Broader Implications and Balanced Resolution

Synthesizing these arguments illuminates property’s adaptive essence: historically, it expanded from tangibles (land) to intangibles (stocks, IP) as society encountered new scarcities. The against position preserves doctrinal purity, preventing dilution (e.g., taxing or regulating Bitcoin as property overreaches its protocol nature), but risks legal obsolescence—leaving Bitcoin in a vacuum, vulnerable to ad hoc rules that stifle innovation (e.g., as uncategorizable “information”). The for position promotes integration, enabling efficient frameworks (e.g., capital gains on transfers, probate for keys), but invites overreach (e.g., imposing central controls antithetical to decentralization).

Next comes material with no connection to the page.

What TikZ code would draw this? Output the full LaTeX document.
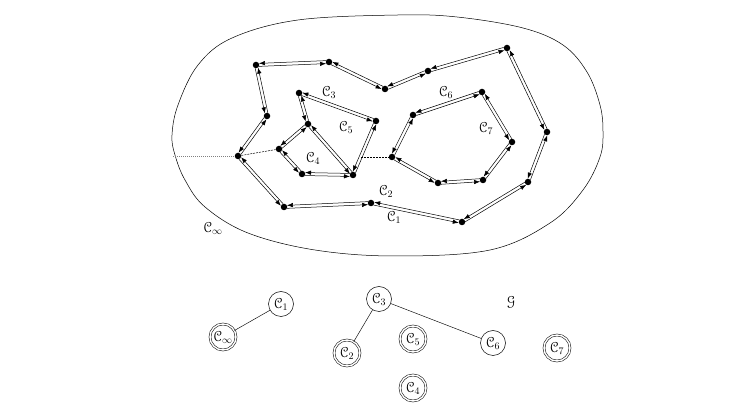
\documentclass[tikz,border=0pt]{standalone}
\usepackage{amsmath}
\usepackage[mathcal]{eucal}
\usetikzlibrary{arrows.meta,calc}
\newcommand\hoff{1.5pt}
\newcommand\hedge[2]{%
  \draw[half] ($(#1.center)!\hoff!-90:(#2.center)$) -- ($(#2.center)!\hoff!90:(#1.center)$);
  \draw[half] ($(#2.center)!\hoff!-90:(#1.center)$) -- ($(#1.center)!\hoff!90:(#2.center)$);
}
\tikzset{
  vtx/.style={circle,fill=black,inner sep=0pt,minimum size=6.5pt},
  half/.style={draw=black,line width=0.5pt,-{Latex[length=6pt,width=4.4pt]},shorten >=3pt,shorten <=3pt},
  lbl/.style={inner sep=0pt,font=\fontsize{14.5}{16}\selectfont},
  gnode/.style={circle,draw=black,line width=0.5pt,minimum size=25pt,inner sep=0pt,font=\fontsize{14.5}{16}\selectfont},
  gdouble/.style={gnode,double,double distance=1.5pt,minimum size=26pt},
  gedge/.style={draw=black,line width=0.45pt}
}
\begin{document}
\begin{tikzpicture}[x=1pt,y=-1pt]
\useasboundingbox (0,0) rectangle (745,411);
% outer curve
\draw[line width=0.5pt] plot[smooth cycle,tension=0.6] coordinates {
  (172,135) (175,155) (185,180) (205,207) (248,233) (315,250) (395,256)
  (490,250) (550,223) (583,190) (600,157) (603,132) (600,105) (587,72)
  (563,45) (523,28) (457,17) (398,15) (298,20) (232,38) (198,65) (178,105)};
% outer cycle vertices
\node[vtx] (a1) at (256,65) {};
\node[vtx] (a2) at (329,62) {};
\node[vtx] (a3) at (385,89) {};
\node[vtx] (a4) at (428,71) {};
\node[vtx] (a5) at (507,48) {};
\node[vtx] (a6) at (547,132) {};
\node[vtx] (a7) at (528,182) {};
\node[vtx] (a8) at (462,222) {};
\node[vtx] (a9) at (371,203) {};
\node[vtx] (a10) at (284,207) {};
\node[vtx] (a11) at (238,156) {};
\node[vtx] (a12) at (267,116) {};
% left inner component
\node[vtx] (b1) at (299,93) {};
\node[vtx] (b2) at (376,121) {};
\node[vtx] (b3) at (353,175) {};
\node[vtx] (b4) at (308,124) {};
\node[vtx] (b5) at (279,149) {};
\node[vtx] (b6) at (302,174) {};
% right inner component
\node[vtx] (d1) at (413,115) {};
\node[vtx] (d2) at (482,92) {};
\node[vtx] (d3) at (512,142) {};
\node[vtx] (d4) at (483,180) {};
\node[vtx] (d5) at (438,183) {};
\node[vtx] (d6) at (392,157) {};
% half-edges
\hedge{a1}{a2}\hedge{a2}{a3}\hedge{a3}{a4}\hedge{a4}{a5}\hedge{a5}{a6}
\hedge{a6}{a7}\hedge{a7}{a8}\hedge{a8}{a9}\hedge{a9}{a10}\hedge{a10}{a11}
\hedge{a11}{a12}\hedge{a12}{a1}
\hedge{b1}{b2}\hedge{b2}{b3}\hedge{b3}{b4}\hedge{b4}{b1}
\hedge{b4}{b5}\hedge{b5}{b6}\hedge{b6}{b3}
\hedge{d1}{d2}\hedge{d2}{d3}\hedge{d3}{d4}\hedge{d4}{d5}\hedge{d5}{d6}\hedge{d6}{d1}
% dashed connections
\coordinate (ovl) at (173,156);
\coordinate (bm) at (361,157);
\draw[gray,line width=0.45pt,dash pattern=on 1pt off 1pt] (ovl) -- (a11);
\draw[line width=0.5pt,dash pattern=on 2pt off 1pt] (a11) -- (b5);
\draw[line width=0.5pt,dash pattern=on 2pt off 1pt] (bm) -- (d6);
% labels
\node[lbl] (l3) at (329,92) {$\mathcal{C}_3$};
\node[lbl] (l5) at (346,127) {$\mathcal{C}_5$};
\node[lbl] (l4) at (313,158) {$\mathcal{C}_4$};
\node[lbl] (l6) at (446,92) {$\mathcal{C}_6$};
\node[lbl] (l7) at (486,128) {$\mathcal{C}_7$};
\node[lbl] (l2) at (386,191) {$\mathcal{C}_2$};
\node[lbl] (l1) at (394,217) {$\mathcal{C}_1$};
\node[lbl] (linf) at (213,228) {$\mathcal{C}_\infty$};
% graph
\node[gnode] (g1) at (281,304) {$\mathcal{C}_1$};
\node[gdouble] (ginf) at (223,337) {$\mathcal{C}_\infty$};
\node[gnode] (g3) at (379,299) {$\mathcal{C}_3$};
\node[gdouble] (g2) at (347,353) {$\mathcal{C}_2$};
\node[gdouble] (g5) at (413,339) {$\mathcal{C}_5$};
\node[gnode] (g6) at (493,343) {$\mathcal{C}_6$};
\node[gdouble] (g7) at (557,348) {$\mathcal{C}_7$};
\node[gdouble] (g4) at (413,388) {$\mathcal{C}_4$};
\node[lbl] (gg) at (511,302) {$\mathcal{G}$};
\draw[gedge] (ginf) -- (g1);
\draw[gedge] (g3) -- (g2);
\draw[gedge] (g3) -- (g6);
\end{tikzpicture}
\end{document}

Ultimately, from first principles, neither argument fully prevails without context: if property serves stability and productivity, Bitcoin’s classification should depend on societal goals. A synthesized framework might treat it as “quasi-property”—affording rights like exclusion but with bespoke limits (e.g., no taxation on unrealized gains, emphasizing consensual elements). This balances the against’s caution against misanalogy with the for’s embrace of evolution, fostering laws that respect Bitcoin’s first-principle design as a scarce, peer-to-peer resource while ensuring equitable governance.